◆ **Supplied material**
***
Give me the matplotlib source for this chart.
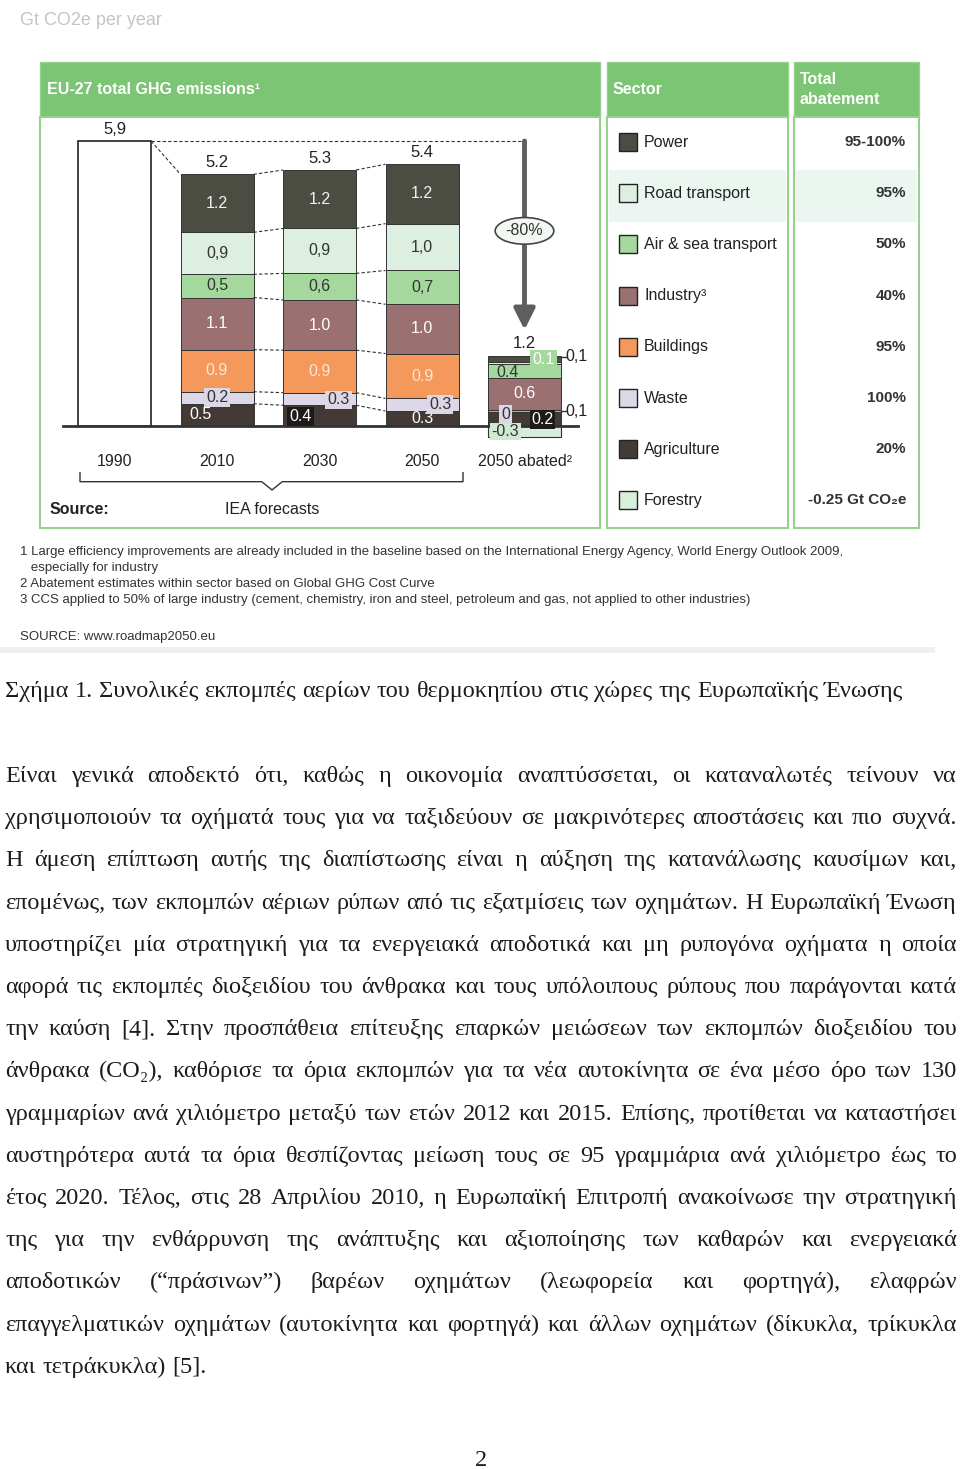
import numpy as np
import matplotlib
matplotlib.use("Agg")
import matplotlib.pyplot as plt
from matplotlib.patches import Rectangle

"""
Data read off the scanned page (Gt CO2e per year)
stack order is bottom -> top
"""
years = ['1990', '2010', '2030', '2050', '2050 abated²']
total_1990 = 5.9
agriculture = [0.46, 0.43, 0.31, 0.28]
waste = [0.25, 0.26, 0.26, 0.0]
buildings = [0.87, 0.88, 0.93, 0.06]
industry = [1.08, 1.04, 1.02, 0.66]
air_sea = [0.48, 0.55, 0.70, 0.29]
road = [0.87, 0.93, 0.97, 0.04]
power = [1.20, 1.21, 1.23, 0.12]
forestry_abated = -0.23

total_lbl = ['5,9', '5.2', '5.3', '5.4', '1.2']
agriculture_lbl = ['0.5', '0.4', '0.3', '0.2']
waste_lbl = ['0.2', '0.3', '0.3', '0']
buildings_lbl = ['0.9', '0.9', '0.9', '0,1']
industry_lbl = ['1.1', '1.0', '1.0', '0.6']
air_sea_lbl = ['0,5', '0,6', '0,7', '0.4']
road_lbl = ['0,9', '0,9', '1,0', '0.1']
power_lbl = ['1.2', '1.2', '1.2', '0,1']
forestry_lbl = '-0.3'

legend_names = ['Power', 'Road transport', 'Air & sea transport', 'Industry³',
                'Buildings', 'Waste', 'Agriculture', 'Forestry']
abatement = ['95-100%', '95%', '50%', '40%', '95%', '100%', '20%', '-0.25 Gt CO₂e']

footnotes = [
    '1 Large efficiency improvements are already included in the baseline based on the International Energy Agency, World Energy Outlook 2009,',
    '   especially for industry',
    '2 Abatement estimates within sector based on Global GHG Cost Curve',
    '3 CCS applied to 50% of large industry (cement, chemistry, iron and steel, petroleum and gas, not applied to other industries)',
]

caption = 'Σχήμα 1. Συνολικές εκπομπές αερίων του θερμοκηπίου στις χώρες της Ευρωπαϊκής Ένωσης'
body_lines = [
    'Είναι γενικά αποδεκτό ότι, καθώς η οικονομία αναπτύσσεται, οι καταναλωτές τείνουν να',
    'χρησιμοποιούν τα οχήματά τους για να ταξιδεύουν σε μακρινότερες αποστάσεις και πιο συχνά.',
    'Η άμεση επίπτωση αυτής της διαπίστωσης είναι η αύξηση της κατανάλωσης καυσίμων και,',
    'επομένως, των εκπομπών αέριων ρύπων από τις εξατμίσεις των οχημάτων. Η Ευρωπαϊκή Ένωση',
    'υποστηρίζει μία στρατηγική για τα ενεργειακά αποδοτικά και μη ρυπογόνα οχήματα η οποία',
    'αφορά τις εκπομπές διοξειδίου του άνθρακα και τους υπόλοιπους ρύπους που παράγονται κατά',
    'την καύση [4]. Στην προσπάθεια επίτευξης επαρκών μειώσεων των εκπομπών διοξειδίου του',
    'άνθρακα (CO₂), καθόρισε τα όρια εκπομπών για τα νέα αυτοκίνητα σε ένα μέσο όρο των 130',
    'γραμμαρίων ανά χιλιόμετρο μεταξύ των ετών 2012 και 2015. Επίσης, προτίθεται να καταστήσει',
    'αυστηρότερα αυτά τα όρια θεσπίζοντας μείωση τους σε 95 γραμμάρια ανά χιλιόμετρο έως το',
    'έτος 2020. Τέλος, στις 28 Απριλίου 2010, η Ευρωπαϊκή Επιτροπή ανακοίνωσε την στρατηγική',
    'της για την ενθάρρυνση της ανάπτυξης και αξιοποίησης των καθαρών και ενεργειακά',
    'αποδοτικών (“πράσινων”) βαρέων οχημάτων (λεωφορεία και φορτηγά), ελαφρών',
    'επαγγελματικών οχημάτων (αυτοκίνητα και φορτηγά) και άλλων οχημάτων (δίκυκλα, τρίκυκλα',
    'και τετράκυκλα) [5].',
]

# colours
c_power = '#4b4c42'
c_road = '#dcefe0'
c_air = '#a5d89c'
c_industry = '#9b7070'
c_buildings = '#f4995b'
c_waste = '#ddd8e8'
c_agri = '#433a36'
c_forest = '#d6eeda'
green_head = '#7cc574'
green_line = '#95d18d'
ink = '#1c1c1c'

sans = ['Liberation Sans', 'DejaVu Sans']
serif = ['Liberation Serif', 'DejaVu Serif']
narrow = ['Liberation Sans Narrow', 'Liberation Sans', 'DejaVu Sans']

fig = plt.figure(figsize=(9.6, 14.69), dpi=100)
page = fig.add_axes([0, 0, 1, 1])
page.set_xlim(0, 960)
page.set_ylim(1469, 0)
page.axis('off')
r = fig.canvas.get_renderer()

page.text(20, 20, 'Gt CO2e per year', fontsize=13, color='#c4c4c4', va='center', family=sans)

# panels (header + body)
panels = [(40, 600), (607, 788), (794, 919)]
for x0, x1 in panels:
    page.add_patch(Rectangle((x0, 62), x1 - x0, 55, fc=green_head, ec=green_line, lw=1))
    page.add_patch(Rectangle((x0, 117), x1 - x0, 411, fc='white', ec=green_line, lw=1.5))
# highlighted row (road transport)
page.add_patch(Rectangle((609, 170), 177, 52, fc='#ecf6f0', ec='none'))
page.add_patch(Rectangle((796, 170), 121, 52, fc='#ecf6f0', ec='none'))

page.text(47, 89, 'EU-27 total GHG emissions¹', color='white', fontsize=11.5, weight='bold', va='center', family=sans)
page.text(613, 89, 'Sector', color='white', fontsize=11.5, weight='bold', va='center', family=sans)
page.text(800, 79, 'Total', color='white', fontsize=11.5, weight='bold', va='center', family=sans)
page.text(800, 99, 'abatement', color='white', fontsize=11.5, weight='bold', va='center', family=sans)

# legend rows
leg_colors = [c_power, c_road, c_air, c_industry, c_buildings, c_waste, c_agri, c_forest]
for i, (name, col, ab) in enumerate(zip(legend_names, leg_colors, abatement)):
    yy = 142 + i * 51.2
    page.add_patch(Rectangle((619, yy - 9), 18, 18, fc=col, ec='#222', lw=1))
    page.text(644, yy, name, fontsize=11.5, color='#222', va='center', family=sans)
    page.text(906, yy, ab, fontsize=11, color='#333', va='center', ha='right', weight='bold', family=sans)

# ---------------- bar chart ----------------
BASE_Y = 426
PX_PER_GT = 48.3
ax = fig.add_axes([40 / 960, 1 - 528 / 1469, 560 / 960, 411 / 1469])
ax.set_facecolor('none')
ax.set_ylim(-(528 - BASE_Y) / PX_PER_GT, (BASE_Y - 117) / PX_PER_GT)
ax.set_xlim((40 - 114.5) / 102.5, (600 - 114.5) / 102.5)
ax.axis('off')

x = np.arange(len(years))
w = 73 / 102.5

ax.bar(x[0], total_1990, width=w, color='white', edgecolor='#222', lw=1.2)

stack = [agriculture, waste, buildings, industry, air_sea, road, power]
stack_lbl = [agriculture_lbl, waste_lbl, buildings_lbl, industry_lbl, air_sea_lbl, road_lbl, power_lbl]
stack_col = [c_agri, c_waste, c_buildings, c_industry, c_air, c_road, c_power]
bounds = []
for i in range(4):
    b = 0
    lv = []
    for vals, col in zip(stack, stack_col):
        ax.bar(x[i + 1], vals[i], bottom=b, width=w, color=col, edgecolor='#333', lw=0.7)
        b += vals[i]
        lv.append(b)
    bounds.append(lv)
ax.bar(x[4], forestry_abated, width=w, color=c_forest, edgecolor='#333', lw=0.8)

# baseline
ax.plot([(63 - 114.5) / 102.5, (578 - 114.5) / 102.5], [0, 0], color='#333', lw=2, zorder=5)

# connector lines
dash = dict(color='#333', lw=0.8, ls=(0, (3, 2)))
ax.plot([x[0] + w / 2, x[1] - w / 2], [total_1990, bounds[0][-1]], **dash)
for i in range(2):
    for a, b in zip(bounds[i], bounds[i + 1]):
        ax.plot([x[i + 1] + w / 2, x[i + 2] - w / 2], [a, b], **dash)
ax.plot([x[0] + w / 2, x[4]], [total_1990, total_1990], **dash)

# arrow + -80%
ax.annotate('', xy=(x[4], 1.99), xytext=(x[4], total_1990),
            arrowprops=dict(arrowstyle='-|>,head_width=0.45,head_length=0.9', color='#5e5e5e',
                            lw=3.5, shrinkA=0, shrinkB=0, mutation_scale=14))
ax.text(x[4], 4.04, '-80%', ha='center', va='center', fontsize=11.5, color='#333', family=sans,
        bbox=dict(boxstyle='ellipse,pad=0.12', fc='#f2f7f2', ec='#444', lw=1.2), zorder=6)

# totals
tot_tops = [total_1990] + [bl[-1] for bl in bounds]
for i, t in enumerate(total_lbl):
    ax.annotate(t, (x[i], tot_tops[i]), xytext=(0, 12), textcoords='offset pixels',
                ha='center', va='center', fontsize=12, color='#222', family=sans)

# segment labels: text colour per sector, and per-bar x offsets/boxes
txt_col = ['white', '#333', '#fde6d4', 'white', '#333', '#333', '#f2f2f2']
lav = dict(boxstyle='square,pad=0.12', fc='#dcd6e6', ec='none')
blk = dict(boxstyle='square,pad=0.12', fc='#1e1a1a', ec='none')
style = {
    (1, 0): dict(dx=0, box=lav), (2, 0): dict(dx=19, dy=-1, box=lav), (3, 0): dict(dx=18, box=lav),
    (1, 1): dict(dx=-17), (2, 1): dict(dx=-19, dy=-1, box=blk),
}
for i in range(3):
    lo = 0
    for j, (vals, lbls) in enumerate(zip(stack, stack_lbl)):
        mid = lo + vals[i] / 2
        lo += vals[i]
        k = {0: 1, 1: 0}.get(j)
        st = style.get((i + 1, k), {}) if k is not None else {}
        ax.annotate(lbls[i], (x[i + 1], mid), xytext=(st.get('dx', 0), st.get('dy', 0)),
                    textcoords='offset pixels', ha='center', va='center', fontsize=11.5,
                    color=txt_col[j] if k != 0 else '#333', family=sans, bbox=st.get('box'), zorder=6)

# abated bar labels
lo = 0
ab_style = [
    dict(dx=18, dy=0, col='white', box=blk),            # agriculture
    dict(dx=-19, dy=-2, col='#333', box=lav),           # waste
    dict(dx=52, dy=0, col='#222', box=None),            # buildings (outside)
    dict(dx=0, dy=0, col='white', box=None),            # industry
    dict(dx=-17, dy=-2, col='#333', box=None),          # air & sea
    dict(dx=19, dy=3, col='white', box=dict(boxstyle='square,pad=0.12', fc=c_air, ec='none')),  # road
    dict(dx=52, dy=2, col='#222', box=None),            # power (outside)
]
for j, (vals, lbls) in enumerate(zip(stack, stack_lbl)):
    mid = lo + vals[3] / 2
    lo += vals[3]
    st = ab_style[j]
    ax.annotate(lbls[3], (x[4], mid), xytext=(st['dx'], st['dy']), textcoords='offset pixels',
                ha='center', va='center', fontsize=11.5, color=st['col'], family=sans,
                bbox=st['box'], zorder=6)
    if st['dx'] > 40:
        ax.plot([x[4] + w / 2, x[4] + w / 2 + 0.05], [mid + st['dy'] / PX_PER_GT] * 2, color='#333', lw=1)
ax.annotate(forestry_lbl, (x[4], forestry_abated / 2), xytext=(-19, 0), textcoords='offset pixels',
            ha='center', va='center', fontsize=11.5, color='#333', family=sans,
            bbox=dict(boxstyle='square,pad=0.08', fc='#cfe9d3', ec='none'), zorder=6)

# category labels + bracket
for i, yl in enumerate(years):
    ax.text(x[i], -0.745, yl, ha='center', va='center', fontsize=11.5, color='#222', family=sans)
bx0, bx1, bxm = (80 - 114.5) / 102.5, (463 - 114.5) / 102.5, (272 - 114.5) / 102.5
ax.plot([bx0, bx0, bxm - 0.1, bxm, bxm + 0.1, bx1, bx1],
        [-0.967, -1.153, -1.153, -1.325, -1.153, -1.153, -0.967], color='#333', lw=1)
ax.text((50 - 114.5) / 102.5, -1.72, 'Source:', fontsize=11.5, weight='bold', color='#222', va='center', family=sans)
ax.text(bxm, -1.72, 'IEA forecasts', fontsize=11.5, color='#222', va='center', ha='center', family=sans)

# footnotes
fn_y = [552, 568, 584, 600]
for t, yy in zip(footnotes, fn_y):
    page.text(20, yy, t, fontsize=9.5, color='#333', va='center', family=narrow)
page.text(20, 637, 'SOURCE: www.roadmap2050.eu', fontsize=9.5, color='#333', va='center', family=narrow)
page.add_patch(Rectangle((0, 647), 935, 6, fc='#edf1ed', ec='none'))

# ---------------- Greek text (justified) ----------------
X0, X1 = 5, 957


def measure(s, size):
    t = page.text(0, 0, s, fontsize=size, family=serif)
    wd = t.get_window_extent(r).width
    t.remove()
    return wd


fs = 17.5
sp = measure('a a', fs) - measure('aa', fs)
need = 0
for ln in body_lines[:-1]:
    words = ln.split(' ')
    need = max(need, sum(measure(wd, fs) for wd in words) + 0.55 * sp * (len(words) - 1))
if need > (X1 - X0):
    fs = fs * (X1 - X0) / need * 0.998
sp = measure('a a', fs) - measure('aa', fs)


def put_line(text, y, justify=True):
    words = text.split(' ')
    ts = [page.text(0, y, wd, fontsize=fs, family=serif, color=ink, va='baseline') for wd in words]
    ws = [t.get_window_extent(r).width for t in ts]
    if justify and len(words) > 1:
        gap = (X1 - X0 - sum(ws)) / (len(words) - 1)
    else:
        gap = sp
    xx = X0
    for t, wd in zip(ts, ws):
        t.set_x(xx)
        xx += wd + gap


put_line(caption, 697, justify=False)
for i, ln in enumerate(body_lines):
    put_line(ln, 782 + i * 42.2, justify=(i < len(body_lines) - 1))

page.text(481, 1460, '2', fontsize=fs, family=serif, color=ink, ha='center', va='center')

fig.savefig('out.png', dpi=100)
***
◆ **Exercise**
Repeat only what lies between the start of the data and the end of the line containing "forestry_lbl = '-0.3'", exactly, with pictures left out.

◆ **Solution for this problem**
Give me the matplotlib source for this chart.
import numpy as np
import matplotlib
matplotlib.use("Agg")
import matplotlib.pyplot as plt
from matplotlib.patches import Rectangle

"""
Data read off the scanned page (Gt CO2e per year)
stack order is bottom -> top
"""
years = ['1990', '2010', '2030', '2050', '2050 abated²']
total_1990 = 5.9
agriculture = [0.46, 0.43, 0.31, 0.28]
waste = [0.25, 0.26, 0.26, 0.0]
buildings = [0.87, 0.88, 0.93, 0.06]
industry = [1.08, 1.04, 1.02, 0.66]
air_sea = [0.48, 0.55, 0.70, 0.29]
road = [0.87, 0.93, 0.97, 0.04]
power = [1.20, 1.21, 1.23, 0.12]
forestry_abated = -0.23

total_lbl = ['5,9', '5.2', '5.3', '5.4', '1.2']
agriculture_lbl = ['0.5', '0.4', '0.3', '0.2']
waste_lbl = ['0.2', '0.3', '0.3', '0']
buildings_lbl = ['0.9', '0.9', '0.9', '0,1']
industry_lbl = ['1.1', '1.0', '1.0', '0.6']
air_sea_lbl = ['0,5', '0,6', '0,7', '0.4']
road_lbl = ['0,9', '0,9', '1,0', '0.1']
power_lbl = ['1.2', '1.2', '1.2', '0,1']
forestry_lbl = '-0.3'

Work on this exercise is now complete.